Self-talk is also performative. Do you berate yourself with derogatory self-assessments every time you make a mistake? You’re then creating an image of an ignorant person not just inwardly, but outwardly as well.
Sometimes this form of dialogue manifests as sarcasm. We often use self-deprecation as a form of humor to fashion ourselves as relatable, likable, and humble. But too often, we default into this mode and overdo it. It can grow to become the dominating side of our personality to our peers, which can be off-putting and self-defeating. Some psychologists argue that a “self‐deprecatory ‘tendency to denigrate’ or ‘disparage’ oneself” can even be associated with depression and anxiety.
How To STop Negative Self-Talk
Our bodies and body language respond to what we say, even inside our minds. While this influence might seem dangerous or intimidating, it shouldn’t. It just means we wield the power to shift it just as easily.

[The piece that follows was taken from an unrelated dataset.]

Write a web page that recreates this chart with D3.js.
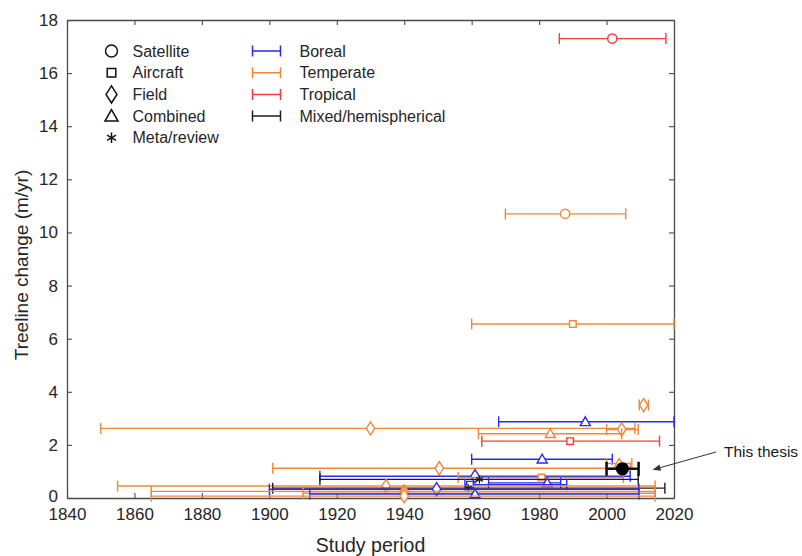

But as simple as it sounds to say something nicer to or about yourself, long-standing patterns are not so easy to quit. Breaking the cycle takes dedication and constant awareness. Luckily, there are a few ways to dethrone your inner negativity from its power, which Ben Martin, PsyD, defines as challenging your self-talk.
ReStructure Your Language
The first step to effectively stop negative self-talk is to recognize your inner critic. Do you often use extremes when talking to yourself, or about yourself to others? If you find yourself scowling, using extreme words and absolutes (e.g., always, never, everyone, nobody), it’s time to quit. First, such proclamations are almost never accurate. And second, they set yourself up for failure in the future because it’s difficult to part ways from your staunch predictions.
Quit Negative Forecasting
Speaking of predictions, negative forecasting—or what life coach Jack Canfield calls catastrophic predicting—is another form of harmful self-talk. Always assuming the worst is usually a form of protection from disappointment, but in reality, actually leaves us in a consistent state of disappointment.

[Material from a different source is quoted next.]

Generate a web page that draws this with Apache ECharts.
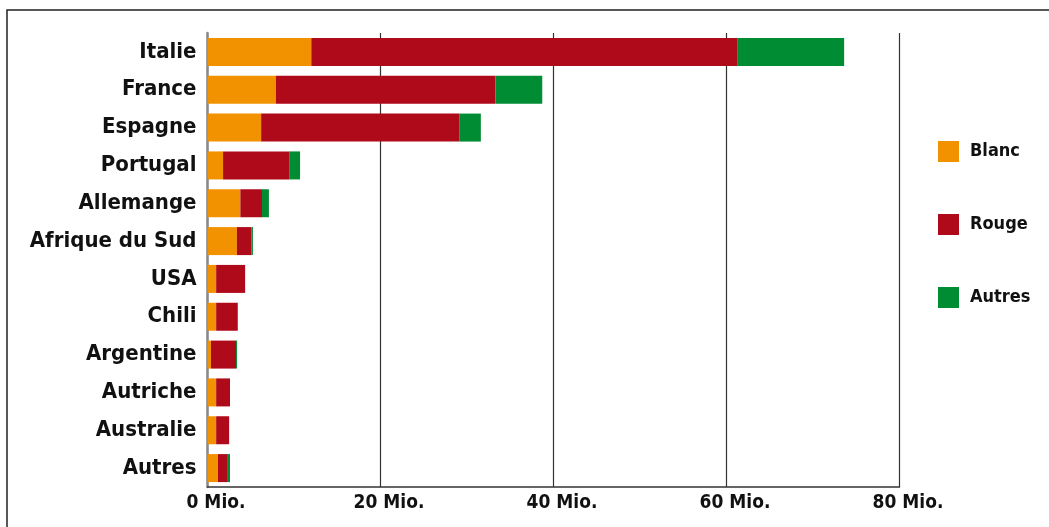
<!DOCTYPE html>
<html><head><meta charset="utf-8">
<script src="https://cdn.jsdelivr.net/npm/echarts@6/dist/echarts.min.js"></script>
<style>html,body{margin:0;padding:0;background:#fff}#c{width:1049px;height:527px}</style>
</head><body><div id="c"></div>
<script>
const categories = ['Italie','France','Espagne','Portugal','Allemange','Afrique du Sud','USA','Chili','Argentine','Autriche','Australie','Autres'];
const blanc  = [12.0, 7.9, 6.2, 1.8, 3.8, 3.4, 1.0, 1.0, 0.4, 1.0, 1.0, 1.2];
const rouge  = [49.3, 25.4, 22.9, 7.7, 2.5, 1.7, 3.35, 2.5, 2.9, 1.6, 1.5, 1.15];
const autres = [12.3, 5.4, 2.5, 1.2, 0.8, 0.15, 0, 0, 0.12, 0, 0, 0.25];
const xTicks = [0, 20, 40, 60, 80];
const seriesNames = ['Blanc','Rouge','Autres'];
const colors = ['#F39200','#AE0A19','#008C32'];
const FONT = '"Liberation Sans Narrow","DejaVu Sans Condensed","Liberation Sans",sans-serif';

const chart = echarts.init(document.getElementById('c'));
const mk = (name, data, i) => ({
  name, type: 'bar', stack: 'total', data, barWidth: 28,
  itemStyle: { color: colors[i] }, emphasis: { disabled: true }
});
chart.setOption({
  animation: false,
  graphic: [{ type: 'rect', shape: { x: 7, y: 10, width: 1200, height: 700 },
    style: { fill: 'none', stroke: '#222', lineWidth: 1.5 }, silent: true, z: -1 }],
  grid: { left: 207.5, right: 149.5, top: 33, bottom: 40, containLabel: false },
  legend: {
    orient: 'vertical', left: 933, top: 136, itemWidth: 21, itemHeight: 21, itemGap: 52,
    icon: 'rect', data: seriesNames,
    textStyle: { fontFamily: FONT, fontWeight: 'bold', fontSize: 18, color: '#111', padding: [0,0,0,6] }
  },
  xAxis: {
    type: 'value', min: xTicks[0], max: xTicks[xTicks.length-1], interval: 20,
    axisLine: { show: true, lineStyle: { color: '#333', width: 1.5 } },
    axisTick: { show: false },
    splitLine: { show: true, lineStyle: { color: '#333', width: 1.2 } },
    axisLabel: { formatter: v => v + ' Mio.', fontFamily: FONT, fontWeight: 'bold', fontSize: 19, color: '#111', margin: 7, padding: [0,0,0,17] }
  },
  yAxis: {
    type: 'category', data: categories, inverse: true,
    axisLine: { show: true, lineStyle: { color: '#888', width: 2.5 } },
    axisTick: { show: false },
    axisLabel: { fontFamily: FONT, fontWeight: 'bold', fontSize: 22, color: '#111', margin: 11 }
  },
  series: [mk('Blanc', blanc, 0), mk('Rouge', rouge, 1), mk('Autres', autres, 2)]
});
</script></body></html>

Get out of constant worst-case-scenario thinking and start planning for things to go well. They won’t always, of course. But positive energy can accumulate to manifest more good than bad, so much so that you’ll start to expect it. Read: Don’t be surprised when good things happen.
Say Goodbye to Guilt
Finally, unpack your bags; we’re not going on that guilt trip. So much negative self-talk is systemic, meaning you’re holding onto baggage from previous mistakes and ruminating on them, assuming that no one has ever forgotten them, and that people you haven’t met yet will probably think the worst of you. Stop hopping on that train to Regretsville and be present. Focus on what you’re doing right now—not what you can’t change in the past, or what could go wrong in the future.
One final tip: Show yourself the love you’d give to a friend. After all, you’d never let someone talk to your BFF the way you let your inner critic treat you sometimes.